Two years after Israel lifted a ban on the granting of visas to members of the Bnei Menashe group — putative descendants of the lost tribe of Menashe who are better known in India as the Shinlung tribe — their aliyah resumed, under the direction of the Israel-based Shavei Israel organization.

“The members of this tribe have never forgotten where they came from, and we are excited to be able to help them come back,” said Michael Freund, the organization’s American-born founder. “This is a miracle of biblical and historic proportions. It is truly an ingathering of the exiles,” he told the AFP news agency.
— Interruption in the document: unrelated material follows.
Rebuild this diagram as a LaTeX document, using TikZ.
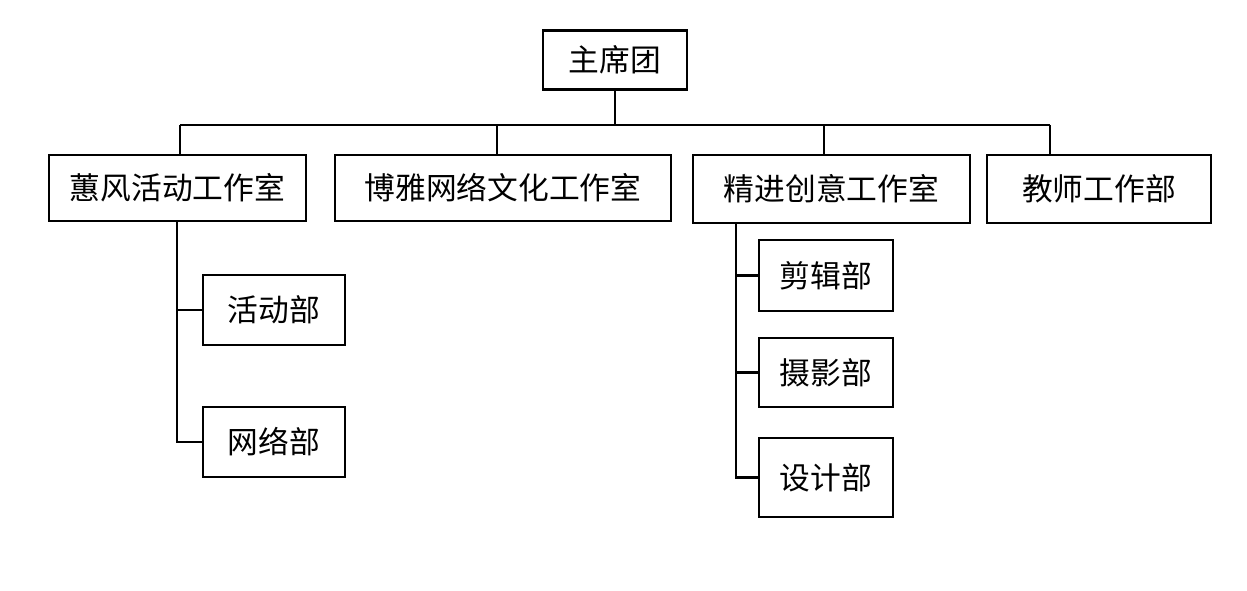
\documentclass[tikz,border=0pt]{standalone}
\usepackage{fontspec}
\newfontfamily\cjk{Noto Sans CJK SC}
\begin{document}
\begin{tikzpicture}[x=0.02cm,y=-0.02cm,line width=1.4pt,
    box/.style={draw,font=\cjk\fontsize{17.5}{20}\selectfont,inner sep=0pt}]
        \useasboundingbox(0,0)rectangle(1247,591);
        \node[box,minimum width=2.88cm,minimum height=1.18cm](zxt)at(615,60){主席团};
        \node[box,minimum width=5.14cm,minimum height=1.32cm](hf)at(177.5,188){蕙风活动工作室};
        \node[box,minimum width=6.72cm,minimum height=1.32cm](by)at(503,188){博雅网络文化工作室};
        \node[box,minimum width=5.54cm,minimum height=1.36cm](jj)at(831.5,189){精进创意工作室};
        \node[box,minimum width=4.48cm,minimum height=1.36cm](js)at(1099,189){教师工作部};
        \node[box,minimum width=2.84cm,minimum height=1.4cm](hd)at(274,310){活动部};
        \node[box,minimum width=2.84cm,minimum height=1.4cm](wl)at(274,442){网络部};
        \node[box,minimum width=2.68cm,minimum height=1.42cm](jjb)at(826,275.5){剪辑部};
        \node[box,minimum width=2.68cm,minimum height=1.38cm](sy)at(826,372.5){摄影部};
        \node[box,minimum width=2.68cm,minimum height=1.58cm](sj)at(826,477.5){设计部};
        \coordinate(bus)at(615,125);
        \coordinate(d1)at(180,125);
        \coordinate(d2)at(497,125);
        \coordinate(d3)at(824,125);
        \coordinate(d4)at(1050,125);
        \coordinate(v1)at(177,0);
        \coordinate(v2)at(736,0);
        \draw(zxt.south)--(bus);
        \draw(d1)--(d4);
        \draw(d1)--(d1|-hf.north);
        \draw(d2)--(d2|-by.north);
        \draw(d3)--(d3|-jj.north);
        \draw(d4)--(d4|-js.north);
        \draw(v1|-hf.south)--(v1|-wl.west)--(wl.west);
        \draw(v1|-hd.west)--(hd.west);
        \draw(v2|-jj.south)--(v2|-sj.west)--(sj.west);
        \draw(v2|-jjb.west)--(jjb.west);
        \draw(v2|-sy.west)--(sy.west);
\end{tikzpicture}
\end{document}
Some 9,000 Bnei Menashe, who claim two-millennia-old Jewish roots, live in northeast India, between Myanmar and Bangladesh. They observe several rituals that appear to be close to Jewish practices (monotheistic beliefs, circumcision on the eighth day, a tallit-like prayer shawl, an oral tradition about a onetime homeland, a harvest song whose lyrics describe escape through a red-colored sea), and Israel’s Chief Sephardic Rabbi recognized them in 2005 as descendants of a Lost Tribe while requiring them to undergo a full conversion to Judaism.

Some 1,700 Bnei Menashe have quietly settled in Israel over the last two decades. About 300 more are expected to arrive in the coming weeks.

“Israel is my heritage and my religion,” Ben Asher, one of last week’s newcomers, told the Ynet news service. “Israel is everything to me. We are very happy. We’ve been waiting for this moment for hundreds of years.”